**GIVEN EXERCISE**
Pictures stay out. Extract the lines below from the first one through the line with "(1.5,8) -- (1.5,986);", both included.

**DATA**

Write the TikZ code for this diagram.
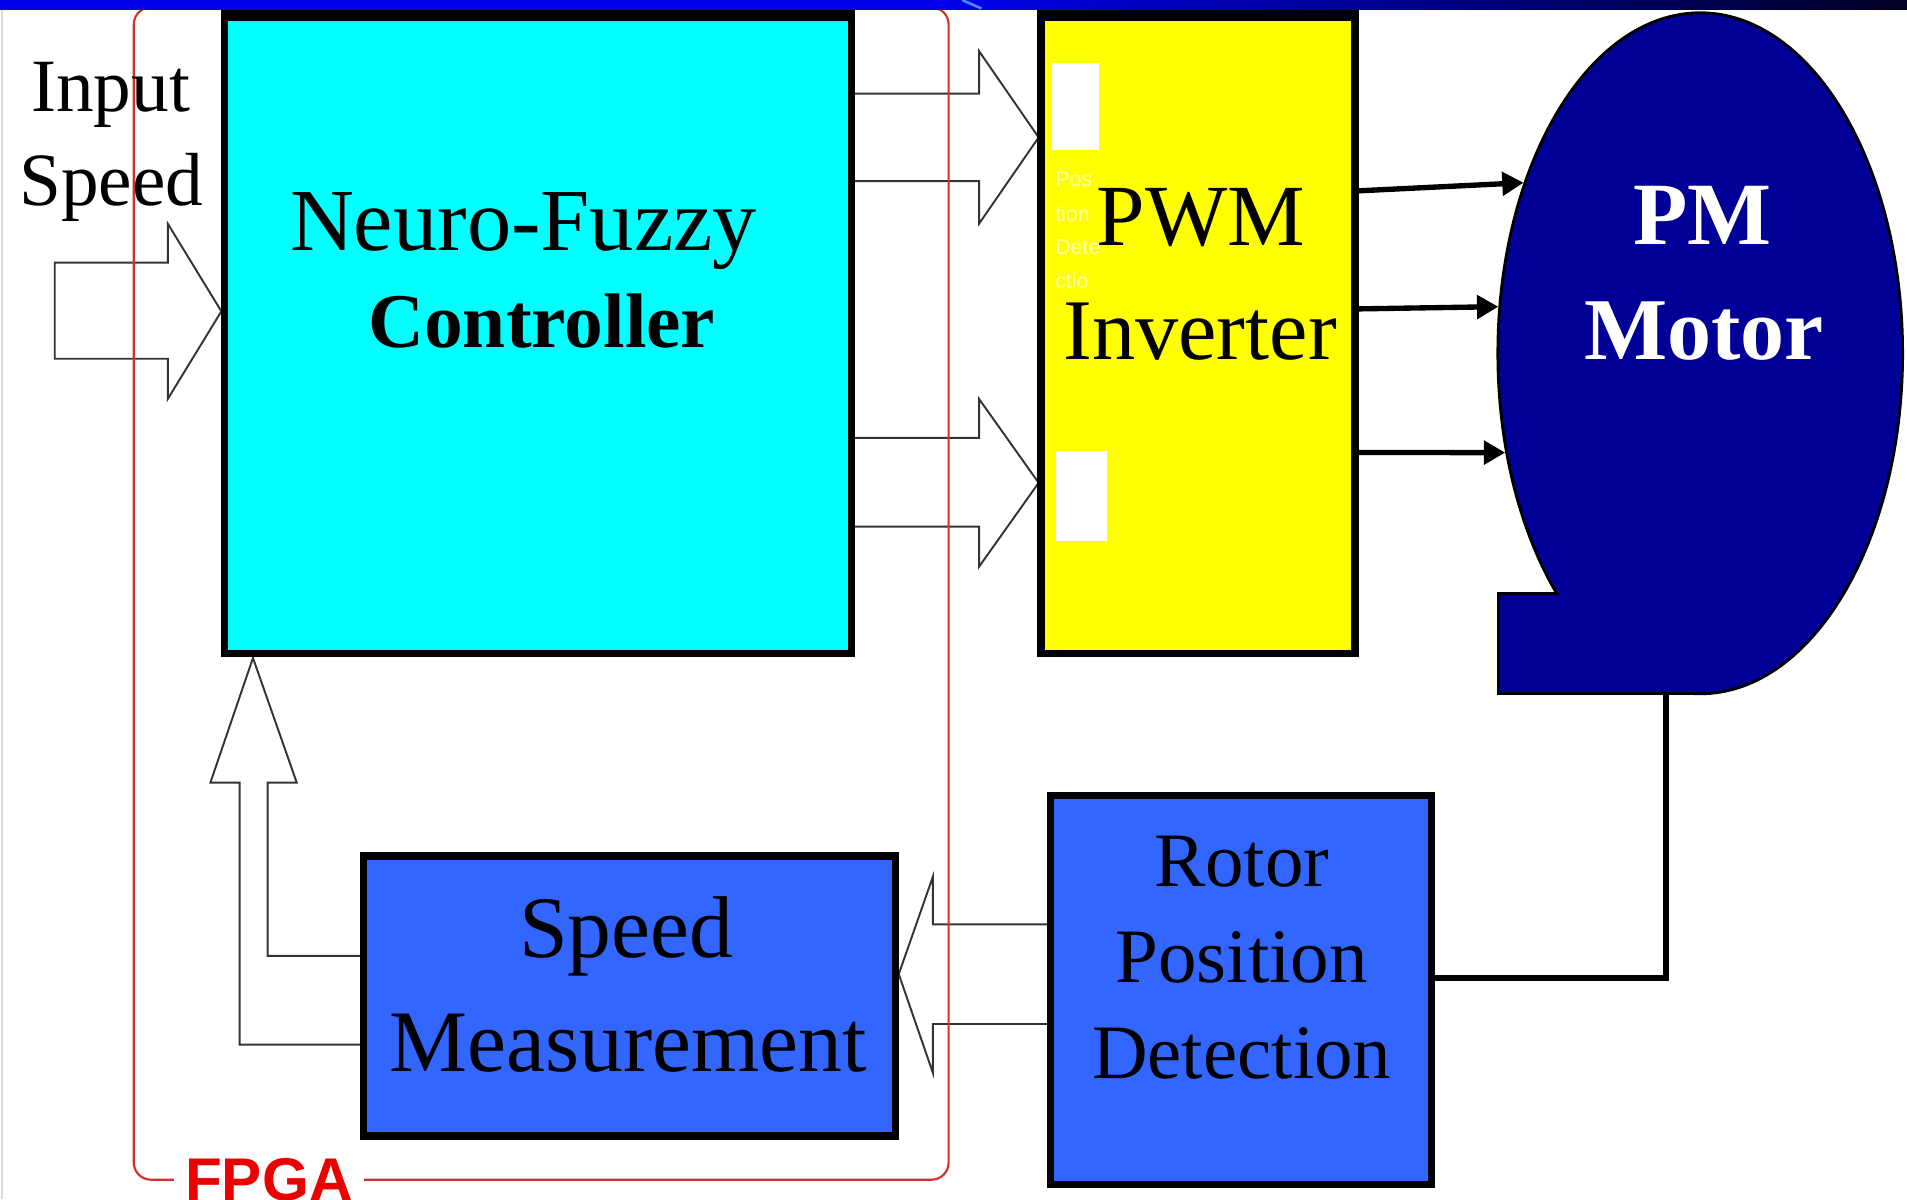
\documentclass[tikz,border=0pt]{standalone}
\usepackage{fontspec}
\setmainfont{Liberation Serif}
\newfontfamily\sansfam{Liberation Sans}
\usetikzlibrary{arrows.meta,shapes.geometric}
\definecolor{nfcyan}{RGB}{0,255,255}
\definecolor{pwmyellow}{RGB}{255,255,0}
\definecolor{boxblue}{RGB}{51,102,255}
\definecolor{motornavy}{RGB}{0,0,150}
\definecolor{fpgaline}{RGB}{215,45,45}
\definecolor{fpgatext}{RGB}{235,0,0}
\definecolor{bandblue}{RGB}{0,0,235}
\definecolor{banddark}{RGB}{0,0,35}
\definecolor{bandstreak}{RGB}{70,140,255}
\definecolor{ghost}{RGB}{255,255,170}
\begin{document}
\begin{tikzpicture}[x=0.01cm,y=-0.01cm,
  blockbox/.style={draw=black,line width=1.7pt,inner sep=0pt},
  hollow/.style={draw=black!80,line width=0.45pt,fill=white,line join=miter},
  link/.style={draw=black,line width=1.5pt},
  motorarrow/.style={draw=black,line width=1.25pt,-{Triangle[length=5pt,width=5.4pt]}},
  txt/.style={anchor=base,inner sep=0pt},
  ghosttxt/.style={anchor=base west,inner sep=0pt,text=ghost,font=\sansfam\fontsize{5pt}{8pt}\selectfont}
]
\useasboundingbox (0,0) rectangle (1568,986);
\fill[white] (0,0) rectangle (1568,986);
\draw[black!15,line width=0.4pt] (1.5,8) -- (1.5,986);

% hollow block arrows
\draw[hollow] (45,216) -- (138,216) -- (138,184) -- (182,256) -- (138,328) -- (138,295) -- (45,295) -- cycle;
\draw[hollow] (703,77) -- (805,77) -- (805,42) -- (854,113) -- (805,184) -- (805,149) -- (703,149);
\draw[hollow] (703,360) -- (805,360) -- (805,328) -- (854,397) -- (805,466) -- (805,433) -- (703,433);
\draw[hollow] (861,760) -- (767,760) -- (767,721) -- (739,801) -- (767,882) -- (767,842) -- (861,842);
\draw[hollow] (296,786) -- (220,786) -- (220,643.5) -- (244,643.5) -- (208,541) -- (173,643.5) -- (197,643.5) -- (197,859) -- (296,859);

% blocks
\node[blockbox,fill=nfcyan,minimum width=5.15cm,minimum height=5.26cm] (nf) at (442.5,274) {};
\node[blockbox,fill=pwmyellow,minimum width=2.58cm,minimum height=5.26cm] (pwm) at (985,274) {};
\node[blockbox,fill=boxblue,minimum width=4.37cm,minimum height=2.30cm] (spd) at (517.5,819) {};
\node[blockbox,fill=boxblue,minimum width=3.13cm,minimum height=3.20cm] (rot) at (1020.5,814) {};
\fill[black] (182,8) rectangle (703,17);
\fill[black] (853,8) rectangle (1117,17);

% white patches and faint text in the inverter
\fill[white] (865,52) rectangle (904,123);
\fill[white] (868,371) rectangle (910,445);
\node[ghosttxt] (g1) at (867,153) {Pos};
\node[ghosttxt] (g2) at (867,182) {tion};
\node[ghosttxt] (g3) at (867,209) {Dete};
\node[ghosttxt] (g4) at (867,237) {ctio};

% FPGA boundary
\draw[fpgaline,line width=0.5pt,rounded corners=4pt] (110,6) rectangle (780,970);
\node[anchor=base,fill=white,inner xsep=2.6pt,inner ysep=1pt,text=fpgatext,font=\sansfam\bfseries\fontsize{14.1pt}{16pt}\selectfont] (fpga) at (221,987) {FPGA};

% motor
\node[ellipse,draw=black,line width=1.4pt,fill=motornavy,minimum width=3.3cm,minimum height=5.57cm,inner sep=0pt] (motor) at (1398,290.5) {};
\draw[black,line width=1.4pt,fill=motornavy] (1233,489) rectangle (1398,569);
\fill[motornavy] (motor.center) ellipse [x radius=1.65cm,y radius=2.785cm];
\fill[motornavy] (1233,489) rectangle (1398,569);

% connectors
\draw[motorarrow] ([yshift=1.17cm]pwm.east) -- (motor.136);
\draw[motorarrow] ([yshift=0.2cm]pwm.east) -- (motor.167.5);
\draw[motorarrow] ([yshift=-0.98cm]pwm.east) -- (motor.207.1);
\draw[link] ([xshift=-0.28cm]motor.south) |- ([yshift=0.1cm]rot.east);

% texts
\node[txt,font=\fontsize{17.6pt}{21pt}\selectfont] (in1) at (91,92) {Input};
\node[txt,font=\fontsize{17.6pt}{21pt}\selectfont] (in2) at (91.5,169) {Speed};
\node[txt,font=\fontsize{20.7pt}{24pt}\selectfont] (nf1) at (430.5,206) {Neuro-Fuzzy};
\node[txt,font=\bfseries\fontsize{18.1pt}{22pt}\selectfont] (nf2) at (445.5,286) {Controller};
\node[txt,font=\fontsize{20.4pt}{24pt}\selectfont] (pw1) at (987.5,202) {PWM};
\node[txt,font=\fontsize{20.2pt}{24pt}\selectfont] (pw2) at (986.8,295.5) {Inverter};
\node[txt,text=white,font=\bfseries\fontsize{20.8pt}{24pt}\selectfont] (pm1) at (1400,201) {PM};
\node[txt,text=white,font=\bfseries\fontsize{20.6pt}{24pt}\selectfont] (pm2) at (1401,295.5) {Motor};
\node[txt,font=\fontsize{20.5pt}{24pt}\selectfont] (sp1) at (515,787) {Speed};
\node[txt,font=\fontsize{20.5pt}{24pt}\selectfont] (sp2) at (516.6,881) {Measurement};
\node[txt,font=\fontsize{18pt}{22pt}\selectfont] (rp1) at (1021,729) {Rotor};
\node[txt,font=\fontsize{18pt}{22pt}\selectfont] (rp2) at (1021,808) {Position};
\node[txt,font=\fontsize{18pt}{22pt}\selectfont] (rp3) at (1021,887) {Detection};

% top band
\fill[bandblue] (0,0) rectangle (781,8);
\shade[left color=bandblue,right color=banddark] (780,0) rectangle (1568,8);
\draw[bandstreak,line width=0.6pt] (791,0) -- (807,7);
\end{tikzpicture}
\end{document}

**ANSWER BELOW**
Write the TikZ code for this diagram.
\documentclass[tikz,border=0pt]{standalone}
\usepackage{fontspec}
\setmainfont{Liberation Serif}
\newfontfamily\sansfam{Liberation Sans}
\usetikzlibrary{arrows.meta,shapes.geometric}
\definecolor{nfcyan}{RGB}{0,255,255}
\definecolor{pwmyellow}{RGB}{255,255,0}
\definecolor{boxblue}{RGB}{51,102,255}
\definecolor{motornavy}{RGB}{0,0,150}
\definecolor{fpgaline}{RGB}{215,45,45}
\definecolor{fpgatext}{RGB}{235,0,0}
\definecolor{bandblue}{RGB}{0,0,235}
\definecolor{banddark}{RGB}{0,0,35}
\definecolor{bandstreak}{RGB}{70,140,255}
\definecolor{ghost}{RGB}{255,255,170}
\begin{document}
\begin{tikzpicture}[x=0.01cm,y=-0.01cm,
  blockbox/.style={draw=black,line width=1.7pt,inner sep=0pt},
  hollow/.style={draw=black!80,line width=0.45pt,fill=white,line join=miter},
  link/.style={draw=black,line width=1.5pt},
  motorarrow/.style={draw=black,line width=1.25pt,-{Triangle[length=5pt,width=5.4pt]}},
  txt/.style={anchor=base,inner sep=0pt},
  ghosttxt/.style={anchor=base west,inner sep=0pt,text=ghost,font=\sansfam\fontsize{5pt}{8pt}\selectfont}
]
\useasboundingbox (0,0) rectangle (1568,986);
\fill[white] (0,0) rectangle (1568,986);
\draw[black!15,line width=0.4pt] (1.5,8) -- (1.5,986);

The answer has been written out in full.